Destruction of records - or making sure there were none - would be an offence under such a law as in other jurisdictions, Chua Fi-lan said.
Chua, a member of the Archives Action Group, was speaking as members of the group gathered to review their efforts to have a public records ordinance introduced in the city.
'The government says its present system works well. I think the Godfrey case shows why an archives law is urgently needed,' she said.
Godfrey, the government's former information technology chief, alleged political pressure from above - including from Financial Secretary John Tsang Chun-wah - in influencing selection of a group to run a taxpayer-funded internet scheme for poor families.
The archives group's draft Public Records Bill, described as 'an ordinance to establish the Government Archives and Records Authority and make provisions for the proper management of public archives and records', received a lukewarm official response when it appeared last year.

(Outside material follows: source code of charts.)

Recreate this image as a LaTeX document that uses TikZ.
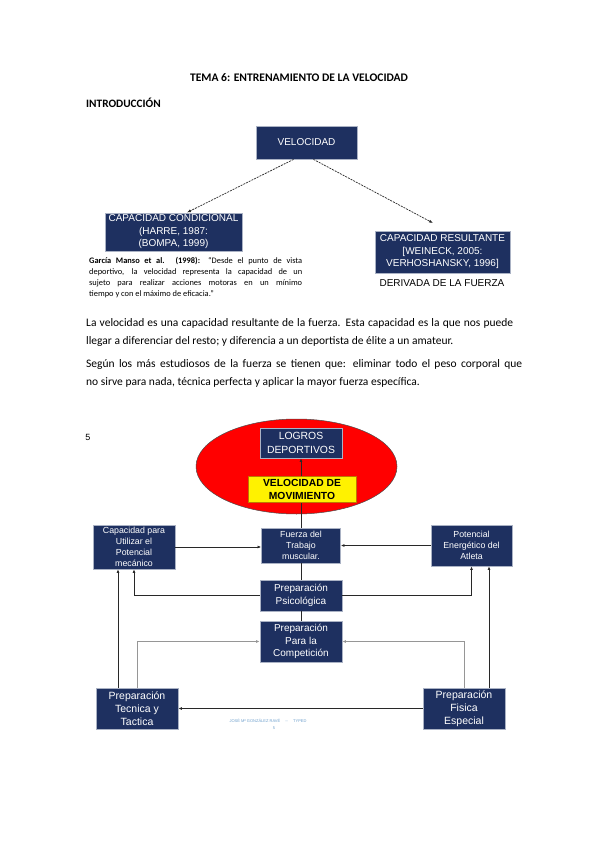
\documentclass[tikz,border=0pt]{standalone}
\usepackage{fontspec}
\setmainfont{Carlito}
\newfontfamily\arialf{Liberation Sans}
\usetikzlibrary{arrows.meta,calc,shapes.geometric}
\definecolor{navyc}{RGB}{30,48,96}
\definecolor{boxedge}{RGB}{170,178,196}
\definecolor{linec}{RGB}{40,40,40}
\definecolor{lightline}{RGB}{150,150,150}
\definecolor{footc}{RGB}{110,160,205}
\definecolor{yedge}{RGB}{190,120,0}
\tikzset{
  navy/.style={draw=boxedge, fill=navyc, text=white, align=center, inner sep=0pt, line width=0.8pt,
    font=\arialf\fontsize{10}{12.5}\selectfont},
  smallbox/.style={navy, font=\arialf\fontsize{8.8}{11}\selectfont},
  conn/.style={draw=linec, line width=0.9pt},
  arr/.style={conn, -{Latex[length=3.5pt,width=3pt]}},
  lightarr/.style={draw=lightline, line width=0.9pt, -{Latex[length=3.5pt,width=3pt]}},
  dasharr/.style={draw=linec, line width=0.7pt, dashed, dash pattern=on 2pt off 1pt, -{Latex[length=4pt,width=3pt]}},
  body/.style={anchor=west, inner sep=0pt, font=\fontsize{11.5}{13}\selectfont},
}
\begin{document}
\begin{tikzpicture}[x=1pt,y=-1pt]
\useasboundingbox[fill=white] (0,0) rectangle (599,848);

% heading
\node[inner sep=0pt, font=\bfseries\fontsize{11.6}{13}\selectfont] (title) at (299,78) {TEMA 6: ENTRENAMIENTO DE LA VELOCIDAD};
\node[anchor=west, inner sep=0pt, font=\bfseries\fontsize{11.3}{13}\selectfont] (intro) at (86,103) {INTRODUCCIÓN};

% top diagram
\node[navy, minimum width=101, minimum height=33] (vel) at (306.5,142.5) {VELOCIDAD};
\node[navy, minimum width=137, minimum height=38] (cond) at (173.5,232) {CAPACIDAD CONDICIONAL\\(HARRE, 1987:\\(BOMPA, 1999)};
\node[navy, minimum width=135, minimum height=42] (res) at (442.5,252) {CAPACIDAD RESULTANTE\\{[}WEINECK, 2005:\\VERHOSHANSKY, 1996{]}};
\node[inner sep=0pt, font=\arialf\fontsize{10}{12}\selectfont] (deriv) at (442,283) {DERIVADA DE LA FUERZA};
\coordinate (velL) at ($(vel.south)+(-13,0)$);
\coordinate (velR) at ($(vel.south)+(7,0)$);
\draw[dasharr] (velL) -- (187,212.5);
\draw[dasharr] (velR) -- (433,223);

\node[anchor=north west, inner sep=0pt, text width=213pt, align=justify, font=\fontsize{8.4}{11}\selectfont] (quote) at (89,257.5)
{\textbf{García Manso et al. (1998):} “Desde el punto de vista\linebreak deportivo, la velocidad representa la capacidad de un\linebreak sujeto para realizar acciones motoras en un mínimo\linebreak tiempo y con el máximo de eficacia.”};

% body text
\node[body] (p1) at (86,323) {\makebox[427pt][s]{La velocidad es una capacidad resultante de la fuerza. Esta capacidad es la que nos puede}};
\node[body] (p2) at (86,341) {llegar a diferenciar del resto; y diferencia a un deportista de élite a un amateur.};
\node[body] (p3) at (86,364) {\makebox[436pt][s]{Según los más estudiosos de la fuerza se tienen que: eliminar todo el peso corporal que}};
\node[body] (p4) at (86,382) {no sirve para nada, técnica perfecta y aplicar la mayor fuerza específica.};

% lower diagram
\node[inner sep=0pt, font=\arialf\fontsize{9}{11}\selectfont] (five) at (88,437) {5};
\node[draw=black!70, fill=red, ellipse, minimum width=201, minimum height=95, inner sep=0pt, line width=0.5pt] (ell) at (296.5,466.5) {};

\node[navy, font=\arialf\fontsize{10.4}{13.5}\selectfont, minimum width=82, minimum height=30] (logros) at (301,443) {LOGROS\\DEPORTIVOS};
\node[smallbox, minimum width=79, minimum height=35] (fuerza) at (301,545.5) {Fuerza del\\Trabajo\\muscular.};
\draw[arr] (fuerza) -- (logros);
\node[draw=yedge, fill=yellow, line width=0.8pt, inner sep=0pt, align=center, text=black,
  font=\arialf\bfseries\fontsize{10.3}{13}\selectfont, minimum width=108, minimum height=26] (mov) at (302,489) {VELOCIDAD DE\\MOVIMIENTO};

\node[smallbox, minimum width=82, minimum height=44] (cap) at (134,547) {Capacidad para\\Utilizar el\\Potencial\\mecánico};
\node[smallbox, minimum width=81, minimum height=41] (pot) at (471.5,545.5) {Potencial\\Energético del\\Atleta};
\node[navy, minimum width=82, minimum height=31] (psico) at (301,595.5) {Preparación\\Psicológica};
\node[navy, minimum width=82, minimum height=41] (comp) at (301,641.5) {Preparación\\Para la\\Competición};
\node[navy, font=\arialf\fontsize{10.5}{13}\selectfont, minimum width=82, minimum height=41] (tec) at (137,708.5) {Preparación\\Tecnica y\\Tactica};
\node[navy, font=\arialf\fontsize{10.5}{13}\selectfont, minimum width=82, minimum height=41] (fis) at (464,708.5) {Preparación\\Fisica\\Especial};

\draw[arr] (cap.east) -- (cap.east -| fuerza.west);
\draw[arr] (pot.west) -- (pot.west -| fuerza.east);
\draw[conn] (fuerza.south) -- (psico.north);
\draw[conn] (psico.south) -- (comp.north);
\draw[arr] (psico.west) -| (cap.south);
\draw[arr] (psico.east) -| (pot.south);
\coordinate (tecTop) at ($(tec.north)+(-19,0)$);
\coordinate (capIn) at ($(cap.south)+(-16,0)$);
\draw[arr] (tecTop) -- (tecTop |- capIn);
\coordinate (fisTop) at ($(fis.north)+(25,0)$);
\draw[arr] (fisTop) -- (fisTop |- pot.south);
\draw[lightarr] (tec.north) |- (comp.west);
\draw[lightarr] (fis.north) |- (comp.east);
\draw[arr] (fis.west) -- (tec.east);

% footer
\node[inner sep=0pt, text=footc, font=\arialf\fontsize{4}{5}\selectfont] (foot) at (268,721) {JOSÉ Mª GONZÁLEZ RAVÉ \quad -- \quad TYPED};
\node[inner sep=0pt, text=footc, font=\arialf\fontsize{4}{5}\selectfont] (foot2) at (274,728) {5};
\end{tikzpicture}
\end{document}
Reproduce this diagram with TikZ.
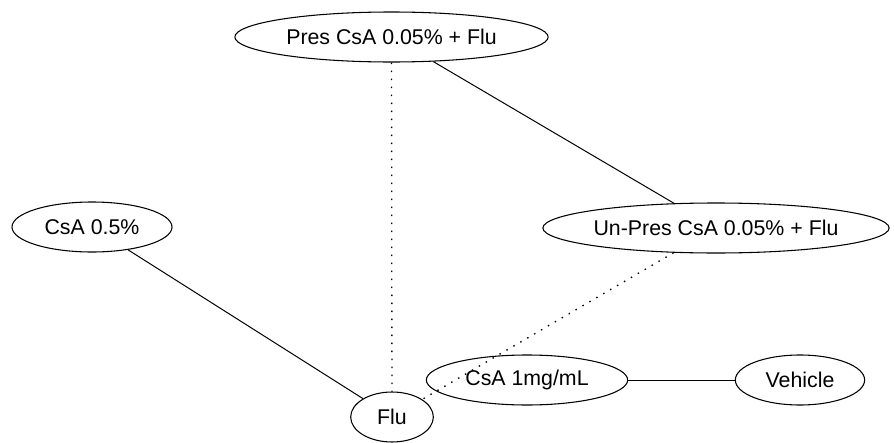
\documentclass[tikz,border=0pt]{standalone}
\usepackage{fontspec}
\setmainfont{Liberation Sans}
\usetikzlibrary{shapes.geometric}

\begin{document}
\begin{tikzpicture}[x=0.75pt,y=0.75pt,yscale=-1,xscale=1,
  trt/.style={draw, ellipse, inner sep=0pt, line width=0.8pt, minimum height=37.5pt, font=\fontsize{16}{19}\selectfont},
  link/.style={line width=0.75pt},
  dotlink/.style={line width=1pt, dash pattern=on 1.1pt off 4.9pt}]
%set diagram left start at 0, and has height of 443
\useasboundingbox (0,0) rectangle (894,443);

% Ellipse Nodes
\node [trt, minimum width=235pt] (pres) at (391.5,37) {Pres CsA 0.05\% + Flu};
\node [trt, minimum width=120pt] (csa5) at (92,227) {CsA 0.5\%};
\node [trt, minimum width=251pt] (unpres) at (716,228) {Un-Pres CsA 0.05\% + Flu};
\node [trt, minimum width=151pt] (csa1) at (527,380) {CsA 1mg/mL};
\node [trt, minimum width=97pt] (veh) at (800,380) {Vehicle};
\node [trt, minimum width=62pt] (flu) at (392,417) {Flu};

% Lines
\draw [dotlink] (pres) -- (flu);
\draw [link] (pres) -- (unpres);
\draw [link] (csa5) -- (flu);
\draw [dotlink] (unpres) -- (flu);
\draw [link] (csa1) -- (veh);

\end{tikzpicture}
\end{document}
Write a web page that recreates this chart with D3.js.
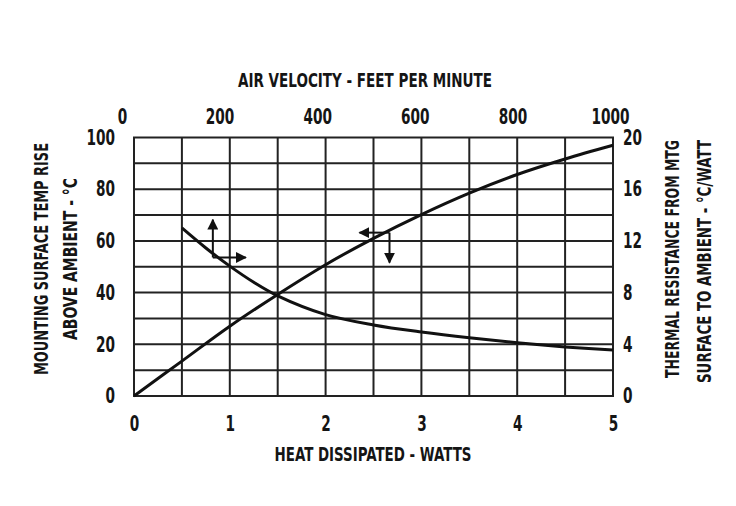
<!DOCTYPE html>
<html><head><meta charset="utf-8">
<script src="https://cdn.jsdelivr.net/npm/d3@7"></script>
<style>
body{margin:0;background:#fff}
svg{display:block}
text{font-family:"Liberation Sans Narrow","DejaVu Sans Condensed",sans-serif;font-weight:bold;fill:#151515}
</style></head><body><svg id="c" width="736" height="506"></svg>
<script>
// ---- data ----
const heatWatts      = [0, 0.5, 1, 1.5, 2, 2.5, 3, 3.5, 4, 4.5, 5];
const tempRiseC      = [0, 13.5, 27, 39.3, 50.8, 61, 70.2, 78.5, 85.7, 91.7, 97];
const airVelocityFpm = [100, 150, 200, 250, 300, 400, 500, 600, 700, 800, 900, 1000];
const thermalResCW   = [13, 11.45, 10.05, 8.8, 7.75, 6.3, 5.5, 4.95, 4.5, 4.12, 3.8, 3.55];
const heatTicks      = [0, 1, 2, 3, 4, 5];
const velocityTicks  = [0, 200, 400, 600, 800, 1000];
const tempTicks      = [0, 20, 40, 60, 80, 100];
const resTicks       = [0, 4, 8, 12, 16, 20];
const topTitle    = "AIR VELOCITY - FEET PER MINUTE";
const bottomTitle = "HEAT DISSIPATED - WATTS";
const leftTitle   = ["MOUNTING SURFACE TEMP RISE", "ABOVE AMBIENT - °C"];
const rightTitle  = ["THERMAL RESISTANCE FROM MTG", "SURFACE TO AMBIENT - °C/WATT"];
// arrow annotations (heat W, temp °C): stem start -> tip
const arrowStems = [
  {x0: 0.823, y0: 53.6, x1: 0.823, y1: 68.2},
  {x0: 0.823, y0: 53.6, x1: 1.167, y1: 53.6},
  {x0: 2.667, y0: 63.2, x1: 2.667, y1: 51.6},
  {x0: 2.667, y0: 63.2, x1: 2.354, y1: 63.2}
];

// ---- layout ----
const L = 134, R = 613, T = 137.5, B = 396;
const svg = d3.select("#c");
const x = d3.scaleLinear().domain([0, 5]).range([L, R]);
const xVel = d3.scaleLinear().domain([0, 1000]).range([L, R]);
const xVelLabel = d3.scaleLinear().domain([0, 1000]).range([122, 610]);
const y = d3.scaleLinear().domain([0, 100]).range([B, T]);
const yR = d3.scaleLinear().domain([0, 20]).range([B, T]);

svg.append("rect").attr("width", 736).attr("height", 506).attr("fill", "#fff");

// grid
const grid = svg.append("g").attr("stroke", "#222").attr("stroke-width", 2);
grid.selectAll("line.v").data(d3.range(0, 5.001, 0.5)).join("line")
  .attr("x1", d => x(d)).attr("x2", d => x(d)).attr("y1", T).attr("y2", B);
grid.selectAll("line.h").data(d3.range(0, 100.001, 10)).join("line")
  .attr("y1", d => y(d)).attr("y2", d => y(d)).attr("x1", L - 1).attr("x2", R + 1);

const fs = 19, tfs = 20.5;
function styleAxis(g) {
  g.select(".domain").remove();
  g.selectAll(".tick line").remove();
  g.selectAll("text").attr("font-size", tfs).attr("font-family", null).attr("fill", "#151515")
    .each(function () {
      const w = this.getComputedTextLength();
      d3.select(this).attr("textLength", w * 0.74).attr("lengthAdjust", "spacingAndGlyphs");
    });
}
// bottom axis
svg.append("g").attr("transform", `translate(0,${B})`)
  .call(d3.axisBottom(x).tickValues(heatTicks).tickFormat(d3.format("d")).tickSize(0))
  .call(styleAxis)
  .selectAll("text").attr("y", 34.5).attr("dy", null);
// top axis (air velocity)
svg.append("g").attr("transform", `translate(0,${T})`)
  .call(d3.axisTop(xVelLabel).tickValues(velocityTicks).tickFormat(d3.format("d")).tickSize(0))
  .call(styleAxis)
  .selectAll("text").attr("y", -14).attr("dy", null);
// left axis
svg.append("g").attr("transform", `translate(${L},0)`)
  .call(d3.axisLeft(y).tickValues(tempTicks).tickFormat(d3.format("d")).tickSize(0).tickPadding(19))
  .call(styleAxis)
  .selectAll("text").attr("dy", "0.33em");
// right axis
svg.append("g").attr("transform", `translate(${R},0)`)
  .call(d3.axisRight(yR).tickValues(resTicks).tickFormat(d3.format("d")).tickSize(0).tickPadding(10))
  .call(styleAxis)
  .selectAll("text").attr("dy", "0.33em");

// titles
function txt(t, px, py, len, rot) {
  const e = svg.append("text").text(t).attr("font-size", fs)
    .attr("text-anchor", "middle")
    .attr("textLength", len).attr("lengthAdjust", "spacingAndGlyphs");
  if (rot) e.attr("transform", `translate(${px},${py}) rotate(-90)`);
  else e.attr("x", px).attr("y", py);
}
txt(topTitle, 365, 87, 254, false);
txt(bottomTitle, 373, 461, 197, false);
txt(leftTitle[0], 47.5, 259, 232, true);
txt(leftTitle[1], 76.5, 259, 162, true);
txt(rightTitle[0], 679, 259, 238, true);
txt(rightTitle[1], 711, 261.5, 243, true);

// curves
const line1 = d3.line().x((d, i) => x(heatWatts[i])).y(d => y(d)).curve(d3.curveCatmullRom.alpha(0.5));
svg.append("path").attr("d", line1(tempRiseC)).attr("fill", "none")
  .attr("stroke", "#111").attr("stroke-width", 3);
const line2 = d3.line().x((d, i) => xVel(airVelocityFpm[i])).y(d => yR(d)).curve(d3.curveCatmullRom.alpha(0.5));
svg.append("path").attr("d", line2(thermalResCW)).attr("fill", "none")
  .attr("stroke", "#111").attr("stroke-width", 3);

// arrows
svg.append("defs").append("marker").attr("id", "ah")
  .attr("viewBox", "0 0 10 10").attr("refX", 9).attr("refY", 5)
  .attr("markerUnits", "userSpaceOnUse").attr("markerWidth", 11).attr("markerHeight", 11)
  .attr("orient", "auto")
  .append("path").attr("d", "M0,0L10,5L0,10Z").attr("fill", "#111");
svg.append("g").selectAll("line").data(arrowStems).join("line")
  .attr("x1", d => x(d.x0)).attr("y1", d => y(d.y0))
  .attr("x2", d => x(d.x1)).attr("y2", d => y(d.y1))
  .attr("stroke", "#111").attr("stroke-width", 2).attr("marker-end", "url(#ah)");
</script></body></html>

Chua said Godfrey noted that he was told by Permanent Secretary for Commerce and Economic Development, Elizabeth Tse Man-yee, that 'he should set out his thinking in hard copy to hand to her, rather than in an e-mail, so that there would be no record of the conversation on file.'
There was also a 'considerable lack of documents from Tsang, apart from one handwritten memo, and no memos to explain the process of arriving at his decision.'
'If full documents were created and kept, it would have provided the best evidence to refute or support what Godfrey alleged,' Chua said.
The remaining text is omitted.